Christina Ricci gets all tarted up and says nasty things about gay men in The Opposite of Sex, a self-consciously scabrous comedy from Don Roos, the guy who wrote Single White Female, Boys on the Side, and the ill-advised Diabolique remake.
So what’s the guy who wrote Boys on the Side, a movie that did backflips taking the teeth out of the Thelma & Louise formula, doing as the auteur of what looks like a bitter and twisted comedy of manners about the dark side of love and sex in the 1990s? That’s a trick question — The Opposite of Sex only appears to be bitter and twisted. By the time it plays itself out, collapsing in a tearful heap, it’s done everything it can except attach a little disclaimer to the credits assuring us that no gay men or lonely women were harmed in the making of the film.*
To be fair, I should note that nothing raises my hackles faster than a movie that proclaims itself to be clever and expects us to be enthralled. From square one, The Opposite of Sex is absolutely infatuated with itself, having 16-year-old DeDee Truitt (Ricci) comment on everything that happens in voiceover. In insufferably reflexive fashion, she comments not only on the events of the film, but on the film itself. When she puts a gun in her bag, she tells us it’s foreshadowing. When an abrupt turn of events leads us to believe she may be dead, she berates us for believing that a film’s narrator could possibly die during the course of the picture (guess she never saw Sunset Boulevard). By the time she delivers one of the film’s best lines, an astute crack about homophobes in the movie audience, it was far too late for me. That voiceover wore out its welcome in the film’s first five minutes.

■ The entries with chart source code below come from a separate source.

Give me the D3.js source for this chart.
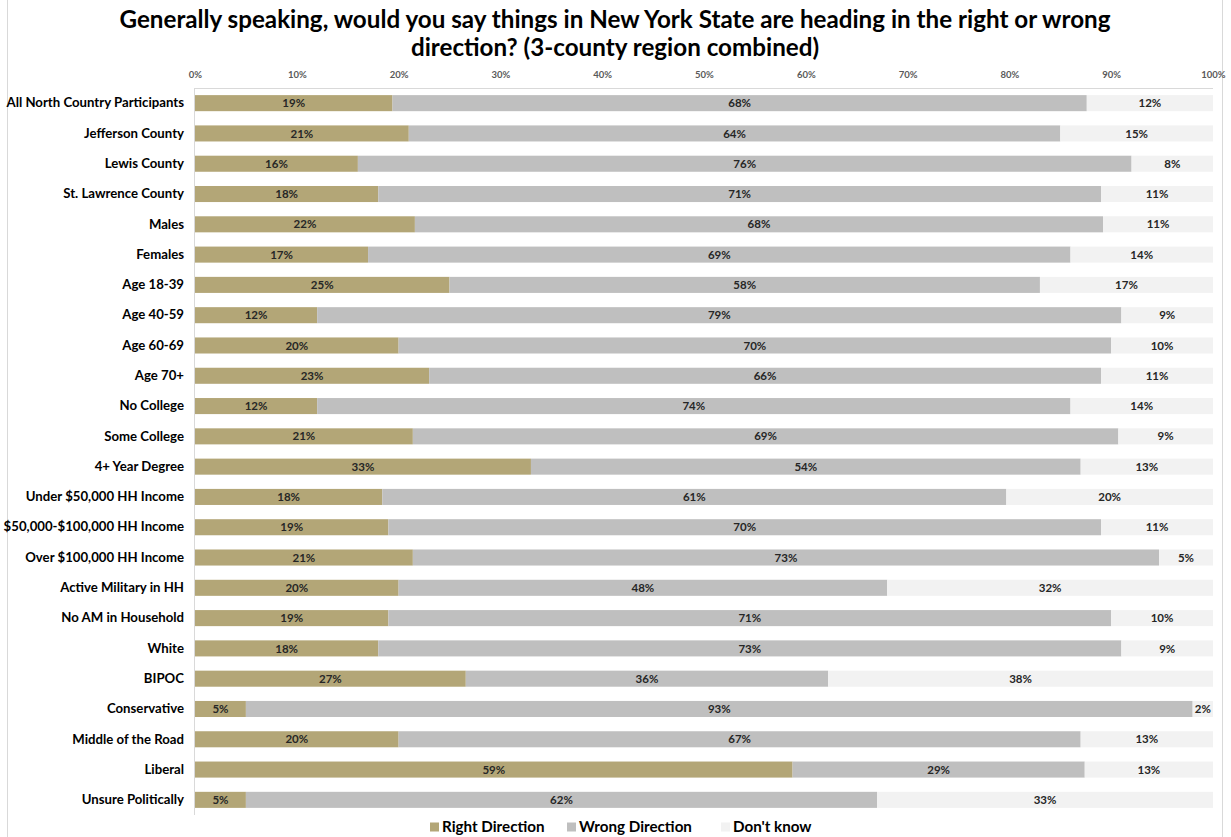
<!DOCTYPE html>
<html>
<head>
<meta charset="utf-8">
<script src="https://cdn.jsdelivr.net/npm/d3@7"></script>
<style>
  html, body { margin: 0; padding: 0; background: #fff; }
  svg { display: block; font-family: Lato, "Open Sans", sans-serif; }
</style>
</head>
<body>
<svg id="chart" width="1231" height="837"></svg>
<script>
const categories = [
  "All North Country Participants", "Jefferson County", "Lewis County", "St. Lawrence County",
  "Males", "Females", "Age 18-39", "Age 40-59", "Age 60-69", "Age 70+",
  "No College", "Some College", "4+ Year Degree", "Under $50,000 HH Income",
  "$50,000-$100,000 HH Income", "Over $100,000 HH Income", "Active Military in HH",
  "No AM in Household", "White", "BIPOC", "Conservative", "Middle of the Road",
  "Liberal", "Unsure Politically"
];
const rightDirection = [19.4, 21, 16, 18, 21.6, 17, 25, 12, 20, 23, 12, 21.4, 33, 18.4, 19, 21.4, 20, 19, 18, 26.6, 5, 20, 58.7, 5];
const wrongDirection = [68.2, 64, 76, 71, 67.6, 69, 58, 79, 70, 66, 74, 69.3, 54, 61.3, 70, 73.3, 48, 71, 73, 35.6, 93, 67, 28.7, 62];
const dontKnow       = [12.4, 15, 8, 11, 10.8, 14, 17, 9, 10, 11, 14, 9.3, 13, 20.3, 11, 5.3, 32, 10, 9, 37.8, 2, 13, 12.6, 33];
const seriesNames = ["Right Direction", "Wrong Direction", "Don't know"];
const tickValues = [0, 10, 20, 30, 40, 50, 60, 70, 80, 90, 100];
const titleLines = [
  "Generally speaking, would you say things in New York State are heading in the right or wrong",
  "direction? (3-county region combined)"
];

const colors = ["#B3A677", "#BFBFBF", "#F2F2F2"];
const svg = d3.select("#chart");

// chart border
svg.append("rect").attr("x", 7.5).attr("y", -2).attr("width", 1215).attr("height", 842)
  .attr("fill", "none").attr("stroke", "#D9D9D9").attr("stroke-width", 1);

// title
svg.append("g").selectAll("text").data(titleLines).join("text")
  .attr("x", 615).attr("y", (d, i) => 28 + i * 28)
  .attr("text-anchor", "middle")
  .attr("font-size", 24.2).attr("font-weight", "bold").attr("fill", "#000")
  .text(d => d);

const x = d3.scaleLinear().domain([0, 100]).range([195, 1213]).clamp(true);
const y = d3.scaleBand().domain(categories).range([88, 815]).paddingInner(0.47).paddingOuter(0.235);

// top axis
const xAxis = d3.axisTop(x).tickValues(tickValues).tickFormat(d => d + "%").tickSize(0).tickPadding(0);
const gx = svg.append("g").attr("transform", "translate(0,78)").call(xAxis);
gx.select(".domain").remove();
gx.selectAll("text").attr("font-size", 9.5).attr("font-weight", "bold").attr("fill", "#595959")
  .attr("font-family", "Lato, sans-serif");

svg.append("line").attr("x1", x(0)).attr("x2", x(100)).attr("y1", 88.5).attr("y2", 88.5)
  .attr("stroke", "#D9D9D9");
svg.append("line").attr("x1", x(0) - 0.5).attr("x2", x(0) - 0.5).attr("y1", 88).attr("y2", 815)
  .attr("stroke", "#D9D9D9");

// left axis labels
const yAxis = d3.axisLeft(y).tickSize(0).tickPadding(11);
const gy = svg.append("g").attr("transform", `translate(${x(0)},0)`).call(yAxis);
gy.select(".domain").remove();
gy.selectAll("text").attr("font-size", 13.2).attr("font-weight", "bold").attr("fill", "#000")
  .attr("font-family", "Lato, sans-serif");

// stacked data
const rows = categories.map((c, i) => ({ cat: c, vals: [rightDirection[i], wrongDirection[i], dontKnow[i]] }));
const segs = [];
rows.forEach(r => {
  let acc = 0;
  r.vals.forEach((v, k) => { segs.push({ cat: r.cat, k, v, x0: acc, x1: acc + v }); acc += v; });
});

svg.append("g").selectAll("rect").data(segs).join("rect")
  .attr("x", d => x(d.x0)).attr("width", d => x(d.x1) - x(d.x0))
  .attr("y", d => y(d.cat)).attr("height", y.bandwidth())
  .attr("fill", d => colors[d.k]);

svg.append("g").selectAll("text").data(segs).join("text")
  .attr("x", d => (x(d.x0) + x(d.x1)) / 2)
  .attr("y", d => y(d.cat) + y.bandwidth() / 2)
  .attr("dy", "0.36em")
  .attr("text-anchor", "middle")
  .attr("font-size", 11.5).attr("font-weight", "bold").attr("fill", "#262626")
  .text(d => Math.round(d.v) + "%");

// legend
const legendX = [430, 567, 721];
const lg = svg.append("g").selectAll("g").data(seriesNames).join("g")
  .attr("transform", (d, i) => `translate(${legendX[i]},827)`);
lg.append("rect").attr("x", 0).attr("y", -4.5).attr("width", 9).attr("height", 9)
  .attr("fill", (d, i) => colors[i]);
lg.append("text").attr("x", 12).attr("y", 0).attr("dy", "0.36em")
  .attr("font-size", 15.2).attr("font-weight", "bold").attr("fill", "#000")
  .text(d => d);
</script>
</body>
</html>
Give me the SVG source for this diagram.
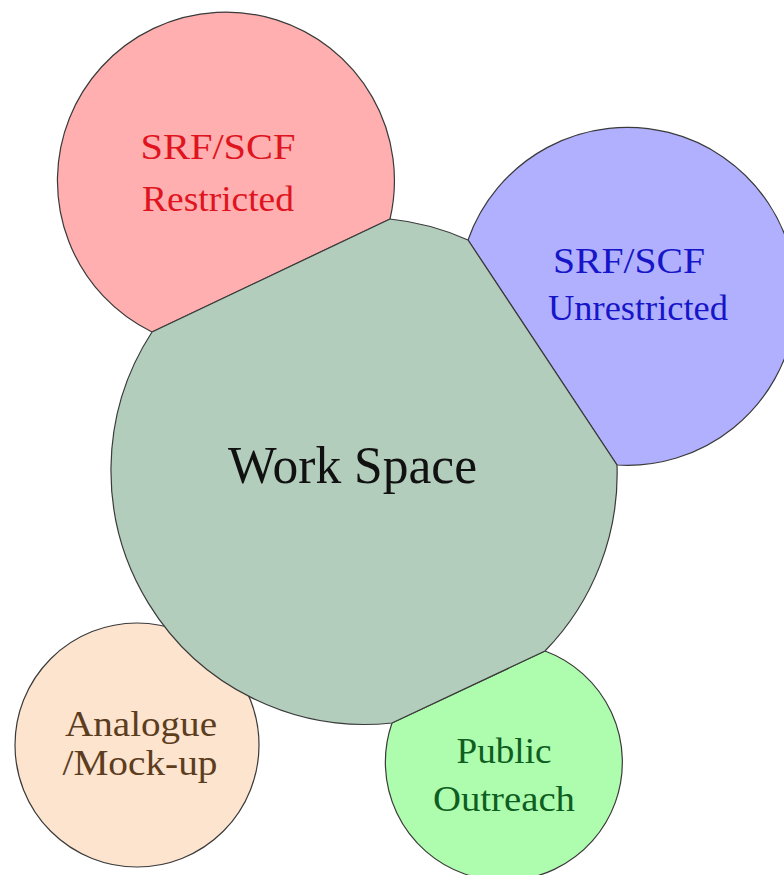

It’s too bad, because the gimmick casts a shadow across what may otherwise be a reasonably diverting little independent film. Certainly there’s nothing wrong with Ricci’s performance — she does a terrific job with what she’s given, delivering on the subversive promise of her role in the underrated Addams Family Values and proving that her turn in last year’s The Ice Storm was no fluke. She sounds as bitter and venomous as her character is supposed to be. The problem is that the part is so overwritten that you’re less aware of the presence of a character and more aware of the presence of a screenwriter’s aggressive experiments with form.
In the course of the picture, DeDee flees her Louisiana home for Indiana, where she efficiently seduces her half-brother Bill’s (an effective Martin Donovan) gay lover Matt (a charming Ivan Sergei). Matt’s other boyfriend, Jason (overplayed by Johnny Galecki), arrives on the scene after Matt’s fled for California with DeDee. Meanwhile, Bill’s best friend Lucia (kudos for Lisa Kudrow, turning in an almost unrecognizable performance) pines for him, to no avail. Complications ensue, and Lyle Lovett has a peripheral role as a sheriff trying to sort everything out.
Like Boys on the Side, The Opposite of Sex is two movies in one. The screwballish comedy of the first two-thirds of the picture gives way to some strained earnestness in the final section as DeDee asks herself whether all the benefits of getting together for love and sex are worth the bother. For DeDee, the answer still seems to be no, although it’s clear at every moment that the movie wants to answer yes, yes, yes.
In the end, The Opposite of Sex is a reasonably well-made, good-natured romp, with a refreshingly unstereotypical gay character at the center of the action and some pointed social commentary. It also tries hard to be heartwarming, which clashes sharply with the cynical front it puts up in the opening scenes. Our narrator, DeDee, assured us at the outset that her character won’t grow or learn lessons over the course of the film, and she lives up to that promise. But when the character of your film is going to change so drastically from first reel to last, isn’t it a mistake to insist on making such a glib, immobile character the focal point?
* The Opposite of Sex is, however, the first film I’ve seen to include a disclaimer to the effect that “No actors under the age of 17 performed in any scenes depicting explicit sexual conduct.” Such a claim is obviously in response to the recent strengthening of U.S. “child pornography” laws to include the use of a minor in any scene depicting sexual conduct. The threat is real — last year, police invoking an Oklahoma state law got video rental records from Blockbuster and actually went knocking on the doors of private citizens to confiscate VHS copies of The Tin Drum.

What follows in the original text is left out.